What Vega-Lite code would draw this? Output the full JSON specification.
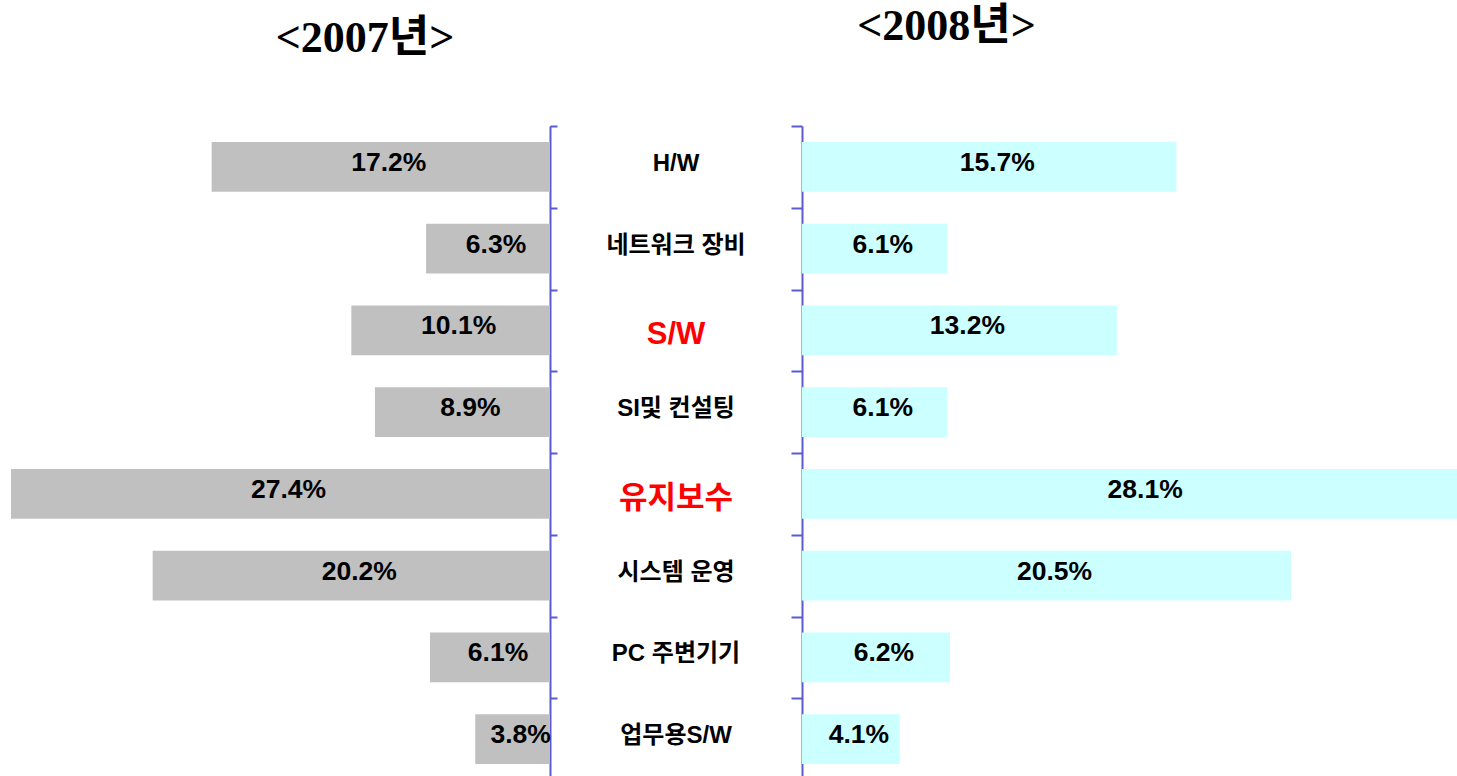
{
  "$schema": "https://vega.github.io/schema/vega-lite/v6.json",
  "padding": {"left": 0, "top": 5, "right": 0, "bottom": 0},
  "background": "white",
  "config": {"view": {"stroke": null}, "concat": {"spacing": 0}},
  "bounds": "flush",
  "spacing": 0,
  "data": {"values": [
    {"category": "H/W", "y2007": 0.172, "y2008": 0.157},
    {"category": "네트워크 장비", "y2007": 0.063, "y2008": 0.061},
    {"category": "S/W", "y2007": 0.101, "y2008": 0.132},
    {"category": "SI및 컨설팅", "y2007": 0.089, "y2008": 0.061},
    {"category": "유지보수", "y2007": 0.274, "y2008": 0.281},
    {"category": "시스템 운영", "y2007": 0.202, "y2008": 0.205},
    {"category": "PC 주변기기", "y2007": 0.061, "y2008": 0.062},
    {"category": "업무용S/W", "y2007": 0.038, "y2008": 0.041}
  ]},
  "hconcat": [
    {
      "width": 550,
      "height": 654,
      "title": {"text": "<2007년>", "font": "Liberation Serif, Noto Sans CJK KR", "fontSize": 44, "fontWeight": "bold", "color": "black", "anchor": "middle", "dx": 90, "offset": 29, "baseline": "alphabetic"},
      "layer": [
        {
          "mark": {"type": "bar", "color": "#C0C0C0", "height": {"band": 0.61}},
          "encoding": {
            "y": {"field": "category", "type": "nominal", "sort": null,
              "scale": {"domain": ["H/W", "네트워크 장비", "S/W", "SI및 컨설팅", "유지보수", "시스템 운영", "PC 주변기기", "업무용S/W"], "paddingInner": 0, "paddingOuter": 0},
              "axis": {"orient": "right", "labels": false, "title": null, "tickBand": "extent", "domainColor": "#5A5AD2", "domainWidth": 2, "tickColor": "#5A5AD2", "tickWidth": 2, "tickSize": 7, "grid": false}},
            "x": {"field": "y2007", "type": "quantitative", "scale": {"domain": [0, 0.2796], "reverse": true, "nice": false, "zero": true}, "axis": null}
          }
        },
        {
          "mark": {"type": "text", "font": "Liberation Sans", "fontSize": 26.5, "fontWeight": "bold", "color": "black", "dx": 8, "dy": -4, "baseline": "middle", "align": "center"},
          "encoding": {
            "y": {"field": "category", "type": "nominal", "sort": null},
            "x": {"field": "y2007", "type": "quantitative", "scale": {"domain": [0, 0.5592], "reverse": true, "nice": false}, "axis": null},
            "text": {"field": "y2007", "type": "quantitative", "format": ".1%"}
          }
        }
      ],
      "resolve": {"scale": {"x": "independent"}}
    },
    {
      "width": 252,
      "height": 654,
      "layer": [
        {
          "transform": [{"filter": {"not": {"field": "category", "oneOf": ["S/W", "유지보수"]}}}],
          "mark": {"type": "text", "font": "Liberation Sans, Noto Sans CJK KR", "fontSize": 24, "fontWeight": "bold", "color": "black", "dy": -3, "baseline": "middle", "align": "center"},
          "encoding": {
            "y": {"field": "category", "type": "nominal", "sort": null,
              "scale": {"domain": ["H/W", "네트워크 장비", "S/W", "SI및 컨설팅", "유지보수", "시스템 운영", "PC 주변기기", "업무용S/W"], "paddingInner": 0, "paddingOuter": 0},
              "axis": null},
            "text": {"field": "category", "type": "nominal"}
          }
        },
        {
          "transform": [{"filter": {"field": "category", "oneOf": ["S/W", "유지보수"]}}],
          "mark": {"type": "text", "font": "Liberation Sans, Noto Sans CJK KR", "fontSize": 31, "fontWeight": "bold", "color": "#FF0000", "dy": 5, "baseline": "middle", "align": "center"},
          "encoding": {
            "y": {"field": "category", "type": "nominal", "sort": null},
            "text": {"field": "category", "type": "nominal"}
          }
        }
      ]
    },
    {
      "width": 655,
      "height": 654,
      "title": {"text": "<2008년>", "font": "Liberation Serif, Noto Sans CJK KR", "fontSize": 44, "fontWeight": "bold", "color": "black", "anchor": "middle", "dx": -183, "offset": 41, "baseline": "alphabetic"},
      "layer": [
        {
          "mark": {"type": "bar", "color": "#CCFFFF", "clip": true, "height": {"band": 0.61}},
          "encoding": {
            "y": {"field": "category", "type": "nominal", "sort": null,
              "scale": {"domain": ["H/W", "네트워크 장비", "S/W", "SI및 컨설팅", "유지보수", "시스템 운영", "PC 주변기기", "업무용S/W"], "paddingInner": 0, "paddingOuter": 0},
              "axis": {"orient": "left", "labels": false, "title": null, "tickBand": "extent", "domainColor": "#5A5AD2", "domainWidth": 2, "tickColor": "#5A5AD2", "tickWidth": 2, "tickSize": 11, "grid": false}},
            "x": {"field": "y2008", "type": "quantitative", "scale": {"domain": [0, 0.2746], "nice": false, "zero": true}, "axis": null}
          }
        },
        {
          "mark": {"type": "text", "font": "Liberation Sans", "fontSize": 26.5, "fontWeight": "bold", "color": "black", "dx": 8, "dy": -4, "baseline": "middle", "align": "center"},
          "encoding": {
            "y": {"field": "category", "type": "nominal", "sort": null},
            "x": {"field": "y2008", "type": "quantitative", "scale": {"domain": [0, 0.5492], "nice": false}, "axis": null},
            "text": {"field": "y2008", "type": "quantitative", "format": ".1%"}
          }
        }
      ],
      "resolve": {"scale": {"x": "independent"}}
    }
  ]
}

--------------------------------

WHAT YOU ARE ASKED TO DO. Give an exact copy of the material, leaving out every picture.

WRITTEN ANSWER.
What Vega-Lite code would draw this? Output the full JSON specification.
{
  "$schema": "https://vega.github.io/schema/vega-lite/v6.json",
  "padding": {"left": 0, "top": 5, "right": 0, "bottom": 0},
  "background": "white",
  "config": {"view": {"stroke": null}, "concat": {"spacing": 0}},
  "bounds": "flush",
  "spacing": 0,
  "data": {"values": [
    {"category": "H/W", "y2007": 0.172, "y2008": 0.157},
    {"category": "네트워크 장비", "y2007": 0.063, "y2008": 0.061},
    {"category": "S/W", "y2007": 0.101, "y2008": 0.132},
    {"category": "SI및 컨설팅", "y2007": 0.089, "y2008": 0.061},
    {"category": "유지보수", "y2007": 0.274, "y2008": 0.281},
    {"category": "시스템 운영", "y2007": 0.202, "y2008": 0.205},
    {"category": "PC 주변기기", "y2007": 0.061, "y2008": 0.062},
    {"category": "업무용S/W", "y2007": 0.038, "y2008": 0.041}
  ]},
  "hconcat": [
    {
      "width": 550,
      "height": 654,
      "title": {"text": "<2007년>", "font": "Liberation Serif, Noto Sans CJK KR", "fontSize": 44, "fontWeight": "bold", "color": "black", "anchor": "middle", "dx": 90, "offset": 29, "baseline": "alphabetic"},
      "layer": [
        {
          "mark": {"type": "bar", "color": "#C0C0C0", "height": {"band": 0.61}},
          "encoding": {
            "y": {"field": "category", "type": "nominal", "sort": null,
              "scale": {"domain": ["H/W", "네트워크 장비", "S/W", "SI및 컨설팅", "유지보수", "시스템 운영", "PC 주변기기", "업무용S/W"], "paddingInner": 0, "paddingOuter": 0},
              "axis": {"orient": "right", "labels": false, "title": null, "tickBand": "extent", "domainColor": "#5A5AD2", "domainWidth": 2, "tickColor": "#5A5AD2", "tickWidth": 2, "tickSize": 7, "grid": false}},
            "x": {"field": "y2007", "type": "quantitative", "scale": {"domain": [0, 0.2796], "reverse": true, "nice": false, "zero": true}, "axis": null}
          }
        },
        {
          "mark": {"type": "text", "font": "Liberation Sans", "fontSize": 26.5, "fontWeight": "bold", "color": "black", "dx": 8, "dy": -4, "baseline": "middle", "align": "center"},
          "encoding": {
            "y": {"field": "category", "type": "nominal", "sort": null},
            "x": {"field": "y2007", "type": "quantitative", "scale": {"domain": [0, 0.5592], "reverse": true, "nice": false}, "axis": null},
            "text": {"field": "y2007", "type": "quantitative", "format": ".1%"}
          }
        }
      ],
      "resolve": {"scale": {"x": "independent"}}
    },
    {
      "width": 252,
      "height": 654,
      "layer": [
        {
          "transform": [{"filter": {"not": {"field": "category", "oneOf": ["S/W", "유지보수"]}}}],
          "mark": {"type": "text", "font": "Liberation Sans, Noto Sans CJK KR", "fontSize": 24, "fontWeight": "bold", "color": "black", "dy": -3, "baseline": "middle", "align": "center"},
          "encoding": {
            "y": {"field": "category", "type": "nominal", "sort": null,
              "scale": {"domain": ["H/W", "네트워크 장비", "S/W", "SI및 컨설팅", "유지보수", "시스템 운영", "PC 주변기기", "업무용S/W"], "paddingInner": 0, "paddingOuter": 0},
              "axis": null},
            "text": {"field": "category", "type": "nominal"}
          }
        },
        {
          "transform": [{"filter": {"field": "category", "oneOf": ["S/W", "유지보수"]}}],
          "mark": {"type": "text", "font": "Liberation Sans, Noto Sans CJK KR", "fontSize": 31, "fontWeight": "bold", "color": "#FF0000", "dy": 5, "baseline": "middle", "align": "center"},
          "encoding": {
            "y": {"field": "category", "type": "nominal", "sort": null},
            "text": {"field": "category", "type": "nominal"}
          }
        }
      ]
    },
    {
      "width": 655,
      "height": 654,
      "title": {"text": "<2008년>", "font": "Liberation Serif, Noto Sans CJK KR", "fontSize": 44, "fontWeight": "bold", "color": "black", "anchor": "middle", "dx": -183, "offset": 41, "baseline": "alphabetic"},
      "layer": [
        {
          "mark": {"type": "bar", "color": "#CCFFFF", "clip": true, "height": {"band": 0.61}},
          "encoding": {
            "y": {"field": "category", "type": "nominal", "sort": null,
              "scale": {"domain": ["H/W", "네트워크 장비", "S/W", "SI및 컨설팅", "유지보수", "시스템 운영", "PC 주변기기", "업무용S/W"], "paddingInner": 0, "paddingOuter": 0},
              "axis": {"orient": "left", "labels": false, "title": null, "tickBand": "extent", "domainColor": "#5A5AD2", "domainWidth": 2, "tickColor": "#5A5AD2", "tickWidth": 2, "tickSize": 11, "grid": false}},
            "x": {"field": "y2008", "type": "quantitative", "scale": {"domain": [0, 0.2746], "nice": false, "zero": true}, "axis": null}
          }
        },
        {
          "mark": {"type": "text", "font": "Liberation Sans", "fontSize": 26.5, "fontWeight": "bold", "color": "black", "dx": 8, "dy": -4, "baseline": "middle", "align": "center"},
          "encoding": {
            "y": {"field": "category", "type": "nominal", "sort": null},
            "x": {"field": "y2008", "type": "quantitative", "scale": {"domain": [0, 0.5492], "nice": false}, "axis": null},
            "text": {"field": "y2008", "type": "quantitative", "format": ".1%"}
          }
        }
      ],
      "resolve": {"scale": {"x": "independent"}}
    }
  ]
}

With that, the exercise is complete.